▸ **What to produce**
Hunt for the word "script" across the entries below, copying each line that holds it.

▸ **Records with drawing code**
● ● ● ● ●
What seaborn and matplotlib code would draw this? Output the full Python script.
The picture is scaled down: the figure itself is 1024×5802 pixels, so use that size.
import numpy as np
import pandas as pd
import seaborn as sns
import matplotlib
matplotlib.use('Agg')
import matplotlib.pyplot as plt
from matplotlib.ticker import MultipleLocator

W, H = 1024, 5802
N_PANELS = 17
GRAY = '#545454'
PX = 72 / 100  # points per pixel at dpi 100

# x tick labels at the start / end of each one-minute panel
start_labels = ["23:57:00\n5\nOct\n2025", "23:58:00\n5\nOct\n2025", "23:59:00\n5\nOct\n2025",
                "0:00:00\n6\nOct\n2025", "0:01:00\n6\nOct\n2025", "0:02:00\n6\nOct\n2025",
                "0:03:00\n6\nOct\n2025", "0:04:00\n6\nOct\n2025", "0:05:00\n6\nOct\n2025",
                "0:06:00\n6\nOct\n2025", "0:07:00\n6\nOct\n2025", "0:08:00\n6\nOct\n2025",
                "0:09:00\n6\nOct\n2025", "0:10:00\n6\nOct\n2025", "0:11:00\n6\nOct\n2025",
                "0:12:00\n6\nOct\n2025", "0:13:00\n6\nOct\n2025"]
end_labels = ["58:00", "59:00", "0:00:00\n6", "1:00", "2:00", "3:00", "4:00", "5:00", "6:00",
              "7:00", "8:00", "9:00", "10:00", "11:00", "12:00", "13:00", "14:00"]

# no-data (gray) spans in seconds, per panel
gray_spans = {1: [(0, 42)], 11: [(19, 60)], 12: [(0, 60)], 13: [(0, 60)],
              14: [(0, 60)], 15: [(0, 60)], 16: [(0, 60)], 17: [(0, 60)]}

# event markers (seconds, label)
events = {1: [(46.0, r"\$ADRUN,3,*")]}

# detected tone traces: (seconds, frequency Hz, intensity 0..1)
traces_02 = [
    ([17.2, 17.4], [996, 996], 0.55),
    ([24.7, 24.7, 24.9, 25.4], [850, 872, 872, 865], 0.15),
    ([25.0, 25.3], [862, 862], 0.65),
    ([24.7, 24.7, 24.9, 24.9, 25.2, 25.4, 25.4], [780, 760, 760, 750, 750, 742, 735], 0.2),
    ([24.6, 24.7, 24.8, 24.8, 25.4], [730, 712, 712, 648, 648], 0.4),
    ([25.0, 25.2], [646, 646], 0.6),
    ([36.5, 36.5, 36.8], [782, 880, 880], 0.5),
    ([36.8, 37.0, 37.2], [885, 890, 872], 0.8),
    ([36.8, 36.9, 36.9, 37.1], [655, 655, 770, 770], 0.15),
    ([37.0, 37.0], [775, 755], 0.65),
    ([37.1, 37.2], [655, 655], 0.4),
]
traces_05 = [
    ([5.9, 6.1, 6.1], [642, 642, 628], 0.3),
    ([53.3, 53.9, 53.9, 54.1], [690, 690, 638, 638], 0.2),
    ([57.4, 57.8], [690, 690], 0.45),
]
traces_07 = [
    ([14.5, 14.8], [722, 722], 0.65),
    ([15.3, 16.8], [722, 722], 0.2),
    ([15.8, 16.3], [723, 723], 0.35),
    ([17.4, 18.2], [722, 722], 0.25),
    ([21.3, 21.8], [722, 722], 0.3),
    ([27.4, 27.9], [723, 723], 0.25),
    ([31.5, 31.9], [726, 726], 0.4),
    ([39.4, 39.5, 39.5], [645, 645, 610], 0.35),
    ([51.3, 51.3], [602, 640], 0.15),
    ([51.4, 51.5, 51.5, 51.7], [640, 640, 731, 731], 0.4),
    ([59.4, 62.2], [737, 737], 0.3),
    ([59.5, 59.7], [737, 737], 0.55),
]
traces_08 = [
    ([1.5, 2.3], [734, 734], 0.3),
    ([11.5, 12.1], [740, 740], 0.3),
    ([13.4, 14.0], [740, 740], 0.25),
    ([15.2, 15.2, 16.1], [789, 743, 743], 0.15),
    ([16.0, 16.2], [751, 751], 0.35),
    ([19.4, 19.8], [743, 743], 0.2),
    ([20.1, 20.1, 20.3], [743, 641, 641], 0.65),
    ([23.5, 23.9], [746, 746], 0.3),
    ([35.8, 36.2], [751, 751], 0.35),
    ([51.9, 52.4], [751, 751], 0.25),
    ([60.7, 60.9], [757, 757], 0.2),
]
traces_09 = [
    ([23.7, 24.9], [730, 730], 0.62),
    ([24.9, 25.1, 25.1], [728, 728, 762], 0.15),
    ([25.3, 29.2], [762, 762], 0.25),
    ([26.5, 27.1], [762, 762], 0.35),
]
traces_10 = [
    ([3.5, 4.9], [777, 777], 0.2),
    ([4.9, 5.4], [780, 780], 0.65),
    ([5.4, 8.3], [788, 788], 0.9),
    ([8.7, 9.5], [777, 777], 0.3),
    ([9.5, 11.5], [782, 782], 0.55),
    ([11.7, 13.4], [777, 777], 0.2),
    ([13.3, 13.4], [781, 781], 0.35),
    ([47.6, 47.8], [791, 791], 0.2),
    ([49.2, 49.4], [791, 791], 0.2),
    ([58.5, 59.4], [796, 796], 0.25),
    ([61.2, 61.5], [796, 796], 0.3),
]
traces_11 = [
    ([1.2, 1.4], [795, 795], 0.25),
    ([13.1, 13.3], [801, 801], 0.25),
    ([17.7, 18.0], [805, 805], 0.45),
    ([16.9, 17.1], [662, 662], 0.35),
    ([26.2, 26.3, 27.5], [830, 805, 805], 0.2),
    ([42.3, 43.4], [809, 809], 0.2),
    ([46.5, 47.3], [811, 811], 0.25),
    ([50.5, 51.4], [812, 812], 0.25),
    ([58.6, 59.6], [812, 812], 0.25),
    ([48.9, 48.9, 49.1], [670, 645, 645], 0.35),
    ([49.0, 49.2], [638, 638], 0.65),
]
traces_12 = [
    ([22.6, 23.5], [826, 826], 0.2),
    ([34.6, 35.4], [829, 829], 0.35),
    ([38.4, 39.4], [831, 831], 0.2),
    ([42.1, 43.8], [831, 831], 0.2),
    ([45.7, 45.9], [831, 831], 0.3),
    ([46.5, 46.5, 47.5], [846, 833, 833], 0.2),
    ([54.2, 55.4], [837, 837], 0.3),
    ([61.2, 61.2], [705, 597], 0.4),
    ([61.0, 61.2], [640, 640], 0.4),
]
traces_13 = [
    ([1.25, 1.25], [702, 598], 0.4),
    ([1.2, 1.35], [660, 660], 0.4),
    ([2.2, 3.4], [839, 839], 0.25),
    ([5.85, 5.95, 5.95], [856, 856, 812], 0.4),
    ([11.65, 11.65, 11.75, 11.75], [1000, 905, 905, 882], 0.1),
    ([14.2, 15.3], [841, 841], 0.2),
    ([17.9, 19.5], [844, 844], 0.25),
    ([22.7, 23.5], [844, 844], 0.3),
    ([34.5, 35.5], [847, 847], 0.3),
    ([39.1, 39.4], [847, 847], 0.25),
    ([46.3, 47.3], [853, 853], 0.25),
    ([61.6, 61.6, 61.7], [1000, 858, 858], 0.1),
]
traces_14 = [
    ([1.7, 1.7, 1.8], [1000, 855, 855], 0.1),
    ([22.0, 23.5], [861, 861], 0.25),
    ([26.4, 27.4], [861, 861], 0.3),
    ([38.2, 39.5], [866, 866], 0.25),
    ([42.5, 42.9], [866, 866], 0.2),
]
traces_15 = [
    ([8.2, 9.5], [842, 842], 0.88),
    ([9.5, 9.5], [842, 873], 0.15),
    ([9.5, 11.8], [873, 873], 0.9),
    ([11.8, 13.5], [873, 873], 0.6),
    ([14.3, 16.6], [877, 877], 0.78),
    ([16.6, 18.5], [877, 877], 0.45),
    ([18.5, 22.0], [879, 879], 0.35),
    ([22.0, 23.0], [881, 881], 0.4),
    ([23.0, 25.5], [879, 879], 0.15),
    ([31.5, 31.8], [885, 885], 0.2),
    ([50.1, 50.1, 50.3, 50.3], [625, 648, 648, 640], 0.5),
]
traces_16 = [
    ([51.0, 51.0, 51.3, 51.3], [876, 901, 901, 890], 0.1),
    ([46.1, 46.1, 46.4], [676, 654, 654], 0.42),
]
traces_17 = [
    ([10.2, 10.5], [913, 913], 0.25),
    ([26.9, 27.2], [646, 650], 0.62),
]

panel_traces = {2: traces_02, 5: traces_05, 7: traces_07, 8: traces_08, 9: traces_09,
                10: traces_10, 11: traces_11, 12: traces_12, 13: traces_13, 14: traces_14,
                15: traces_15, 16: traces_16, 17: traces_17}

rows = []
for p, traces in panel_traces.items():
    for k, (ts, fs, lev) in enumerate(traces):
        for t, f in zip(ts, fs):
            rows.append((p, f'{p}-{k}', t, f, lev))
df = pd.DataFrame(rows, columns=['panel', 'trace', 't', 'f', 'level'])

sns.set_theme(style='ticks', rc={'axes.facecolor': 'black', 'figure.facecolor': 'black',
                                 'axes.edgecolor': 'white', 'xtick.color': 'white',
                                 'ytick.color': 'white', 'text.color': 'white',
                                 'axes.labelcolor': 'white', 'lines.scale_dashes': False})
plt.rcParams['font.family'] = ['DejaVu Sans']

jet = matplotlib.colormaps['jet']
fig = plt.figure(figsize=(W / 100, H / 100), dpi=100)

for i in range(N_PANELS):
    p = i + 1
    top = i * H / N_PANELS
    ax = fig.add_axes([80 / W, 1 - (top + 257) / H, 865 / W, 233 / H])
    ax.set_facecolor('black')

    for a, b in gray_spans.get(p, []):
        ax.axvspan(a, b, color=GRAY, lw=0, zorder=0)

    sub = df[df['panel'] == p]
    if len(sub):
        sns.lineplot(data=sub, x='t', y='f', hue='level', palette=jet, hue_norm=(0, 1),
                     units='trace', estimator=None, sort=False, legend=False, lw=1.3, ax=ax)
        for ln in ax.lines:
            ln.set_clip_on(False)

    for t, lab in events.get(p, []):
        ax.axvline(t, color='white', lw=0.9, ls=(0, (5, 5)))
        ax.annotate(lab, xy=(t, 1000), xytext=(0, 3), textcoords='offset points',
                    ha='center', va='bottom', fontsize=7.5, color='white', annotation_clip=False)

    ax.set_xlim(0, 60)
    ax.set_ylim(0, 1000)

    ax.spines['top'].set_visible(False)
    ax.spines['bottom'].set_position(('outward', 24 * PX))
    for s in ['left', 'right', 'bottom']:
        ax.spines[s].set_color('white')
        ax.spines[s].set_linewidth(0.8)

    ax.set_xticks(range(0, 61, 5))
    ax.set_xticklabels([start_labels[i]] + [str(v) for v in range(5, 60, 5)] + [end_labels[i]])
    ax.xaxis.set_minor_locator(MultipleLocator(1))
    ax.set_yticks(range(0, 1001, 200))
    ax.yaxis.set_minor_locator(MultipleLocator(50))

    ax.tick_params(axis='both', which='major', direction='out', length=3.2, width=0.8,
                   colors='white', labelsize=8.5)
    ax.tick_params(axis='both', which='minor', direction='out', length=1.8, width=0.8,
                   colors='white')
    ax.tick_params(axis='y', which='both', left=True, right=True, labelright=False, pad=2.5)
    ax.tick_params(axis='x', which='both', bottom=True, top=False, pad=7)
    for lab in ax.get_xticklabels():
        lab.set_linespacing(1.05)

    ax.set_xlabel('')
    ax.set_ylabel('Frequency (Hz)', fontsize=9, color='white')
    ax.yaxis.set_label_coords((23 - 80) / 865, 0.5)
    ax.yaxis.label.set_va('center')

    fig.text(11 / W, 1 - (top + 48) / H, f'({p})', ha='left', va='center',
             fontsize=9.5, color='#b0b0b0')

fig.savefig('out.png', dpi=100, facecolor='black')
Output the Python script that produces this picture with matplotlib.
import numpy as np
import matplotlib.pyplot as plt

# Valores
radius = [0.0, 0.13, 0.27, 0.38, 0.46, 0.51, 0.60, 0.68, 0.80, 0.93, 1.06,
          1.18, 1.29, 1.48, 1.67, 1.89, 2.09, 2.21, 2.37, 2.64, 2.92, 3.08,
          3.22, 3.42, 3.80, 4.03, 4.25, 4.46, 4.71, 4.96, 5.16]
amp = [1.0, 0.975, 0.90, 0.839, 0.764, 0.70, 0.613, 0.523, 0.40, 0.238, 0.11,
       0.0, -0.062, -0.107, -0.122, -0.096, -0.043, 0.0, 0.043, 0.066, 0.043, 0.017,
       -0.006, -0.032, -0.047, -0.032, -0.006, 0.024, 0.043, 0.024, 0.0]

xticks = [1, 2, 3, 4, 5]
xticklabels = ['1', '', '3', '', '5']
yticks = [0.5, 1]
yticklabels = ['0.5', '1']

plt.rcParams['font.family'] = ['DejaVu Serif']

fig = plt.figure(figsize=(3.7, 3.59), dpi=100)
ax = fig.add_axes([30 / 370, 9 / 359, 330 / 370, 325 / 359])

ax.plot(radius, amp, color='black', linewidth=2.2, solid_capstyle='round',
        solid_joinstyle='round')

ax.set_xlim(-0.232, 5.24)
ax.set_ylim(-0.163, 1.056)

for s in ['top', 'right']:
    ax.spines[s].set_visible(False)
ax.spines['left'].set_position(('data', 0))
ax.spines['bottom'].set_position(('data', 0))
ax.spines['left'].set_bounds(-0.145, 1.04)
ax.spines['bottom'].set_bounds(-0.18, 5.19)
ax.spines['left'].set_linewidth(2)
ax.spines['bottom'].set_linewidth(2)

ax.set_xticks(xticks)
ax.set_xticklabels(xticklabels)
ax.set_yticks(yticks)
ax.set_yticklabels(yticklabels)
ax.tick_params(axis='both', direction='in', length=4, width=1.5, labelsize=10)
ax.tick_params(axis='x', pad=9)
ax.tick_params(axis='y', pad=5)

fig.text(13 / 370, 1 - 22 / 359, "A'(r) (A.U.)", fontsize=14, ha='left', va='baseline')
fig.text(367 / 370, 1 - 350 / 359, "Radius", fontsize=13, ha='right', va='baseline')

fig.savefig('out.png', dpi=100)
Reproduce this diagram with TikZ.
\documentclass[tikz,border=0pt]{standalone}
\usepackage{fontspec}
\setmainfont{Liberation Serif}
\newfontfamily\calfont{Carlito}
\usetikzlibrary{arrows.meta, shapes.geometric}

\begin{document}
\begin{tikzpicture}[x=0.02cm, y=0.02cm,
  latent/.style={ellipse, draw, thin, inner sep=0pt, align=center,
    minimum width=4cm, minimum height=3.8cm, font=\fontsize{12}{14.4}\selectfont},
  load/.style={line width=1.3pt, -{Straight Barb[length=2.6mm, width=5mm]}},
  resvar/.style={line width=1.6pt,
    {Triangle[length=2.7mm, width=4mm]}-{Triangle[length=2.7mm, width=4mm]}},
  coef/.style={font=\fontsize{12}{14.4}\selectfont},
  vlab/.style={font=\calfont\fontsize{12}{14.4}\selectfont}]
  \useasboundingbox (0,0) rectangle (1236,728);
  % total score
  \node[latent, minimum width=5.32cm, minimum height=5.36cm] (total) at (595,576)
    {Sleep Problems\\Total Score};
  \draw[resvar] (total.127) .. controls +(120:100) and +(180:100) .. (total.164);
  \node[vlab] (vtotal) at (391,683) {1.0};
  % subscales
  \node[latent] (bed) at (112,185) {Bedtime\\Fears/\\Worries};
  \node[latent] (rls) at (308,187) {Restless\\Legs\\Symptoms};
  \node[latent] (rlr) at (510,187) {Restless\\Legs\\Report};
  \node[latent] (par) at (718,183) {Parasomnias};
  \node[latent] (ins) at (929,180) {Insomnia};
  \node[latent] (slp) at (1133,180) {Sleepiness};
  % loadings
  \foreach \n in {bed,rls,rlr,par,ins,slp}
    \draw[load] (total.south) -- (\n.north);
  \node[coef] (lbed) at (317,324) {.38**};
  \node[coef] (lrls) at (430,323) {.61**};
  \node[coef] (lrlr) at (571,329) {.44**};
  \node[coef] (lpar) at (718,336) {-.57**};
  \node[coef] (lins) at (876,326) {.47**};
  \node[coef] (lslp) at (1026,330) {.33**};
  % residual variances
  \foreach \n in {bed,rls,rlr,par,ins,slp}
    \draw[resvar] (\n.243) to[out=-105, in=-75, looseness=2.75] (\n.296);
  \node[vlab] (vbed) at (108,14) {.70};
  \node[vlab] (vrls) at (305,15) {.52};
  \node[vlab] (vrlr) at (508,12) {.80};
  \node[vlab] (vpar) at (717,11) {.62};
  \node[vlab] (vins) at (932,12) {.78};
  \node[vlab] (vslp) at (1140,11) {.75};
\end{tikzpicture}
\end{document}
● ● ● ● ●
▸ **Exercise solution**
What seaborn and matplotlib code would draw this? Output the full Python script.
Output the Python script that produces this picture with matplotlib.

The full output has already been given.